The study found that AI detectors were proven to misidentify chunks of human-written text as AI-generated content. The authors of the article reported that the AI text detector mistakenly flagged up to 8 per cent of genuine writing as AI-generated, emphasizing the current limitations of these detection tools.

“I’ve never personally been flagged, [but] I do know of friends that have been”

With heightened incidents of AI-false positive detection, TMU’s broad case-by-case regulations have some students avoiding it altogether. This includes first-year computer engineering student Adam Horani, who tries to steer away from using AI in his academic work to avoid being flagged for any amount of plagiarism.

“I don’t take the AI work and put it into my own work, that’s plagiarism. Even building off of it is a bit shaky, so I prefer not to do that [at all],” he said. “I’ve never personally been flagged, [but] I do know of friends that have been,” said Horani.

Horani did mention however, that he occasionally uses AI to summarize certain concepts to help him better understand what he’s learning, especially for courses with large readings such as physics. Within his academic work, AI-based content ends there.

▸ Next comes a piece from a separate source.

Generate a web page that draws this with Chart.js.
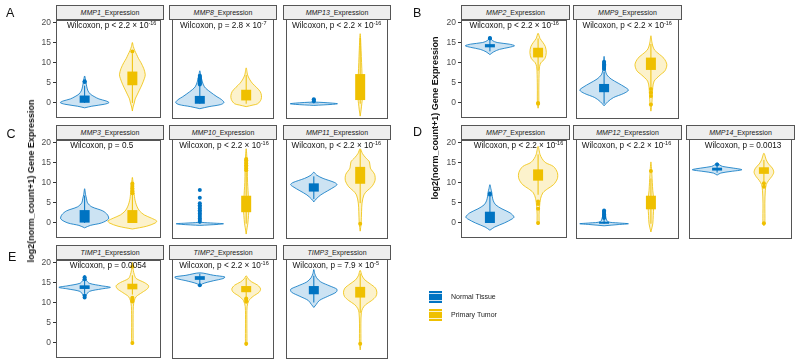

As generative AI platforms like ChatGPT learn from user interactions and previously uploaded work, their ability to produce realistic, personalized responses with rapidly advancing language models makes it difficult for detection programs to distinguish between genuine and AI-generated content.

However, Sabbaghan explained how the ability for AI to replicate one’s natural writing style and fool detectors may be an indefinite problem. “It will become a cat and mouse game. So even if there are technologies that are coming in the horizon, somebody is just going to write a new model that’s going to break that system,” he said.

Both Sabbanghan and Komeili believe the possible solution could be as simple as reassessing academic testing and moving back to relying on different forms of assessment where students have to produce more authentic content.

“I think the easiest solution for [unfair AI usage] is to go back to a simple evaluation approach. In person exams for assignments and doing demonstrations rather than relying only on reports,” said Komeili.

*This source has been granted anonymity due to risks associated with Senate Policy 60. The Eyeopener has verified this source.